Industrial Quality Inspection
Deploy segmentation models to detect surface defects on manufactured parts. Classification models can sort products by grade. Multi-stream processing allows inspecting multiple production lines from a single edge node.
Traffic & Parking Management
Count vehicles, detect illegal parking, or recognize license plates using oriented bounding boxes for angled views. All processing happens at the edge, reducing bandwidth and latency.
Model Selection Guidelines for Edge Deployment
When deploying YOLOv8 on embedded hardware, choosing the right model scale and task type is critical. For a board with 6 TOPS NPU, the Small (s) and Nano (n) variants offer the best balance. The following practical recommendations emerge from testing:
| Model Variant | Task | Expected Performance on 6 TOPS NPU | Best Use Case |
|---|---|---|---|
| YOLOv8n-det | Detection | ~30 fps per stream (1080p) | High-speed counting, basic presence detection |
| YOLOv8s-det | Detection | ~25 fps per stream (1080p) | General object detection with better accuracy |
| YOLOv8s-seg | Segmentation | ~20 fps per stream (1080p) | Defect detection, precise object outlining |
| YOLOv8s-pose | Pose | ~22 fps per stream (1080p) | Worker safety monitoring, sports analytics |
| YOLOv8s-obb | Oriented BBox | ~18 fps per stream (1080p) | Aerial imagery, rotated object detection |
Note that when running four streams concurrently, the total throughput is limited by the NPU and memory bandwidth. The system demonstrated 60–70 fps aggregate across all streams, which is sufficient for most real-time industrial applications. Further optimizations like model quantization (INT8) can boost performance by 30–50% with minimal accuracy loss.

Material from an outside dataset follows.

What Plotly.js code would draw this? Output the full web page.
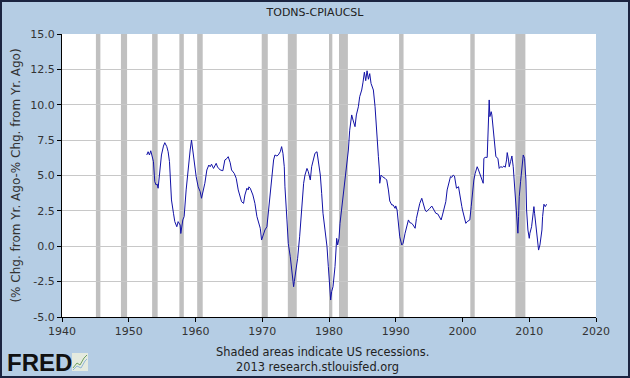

Bottom Line: Edge AI platforms with dedicated NPUs are now capable of handling complex multi-stream video analytics that previously required a full PC or server. By carefully selecting model variants and applying hardware-specific optimizations, developers can build responsive, low-latency vision systems for industrial automation, smart cities, and beyond. The combination of YOLOv8’s versatility and efficient embedded hardware opens the door to scalable, cost-effective AI at the edge.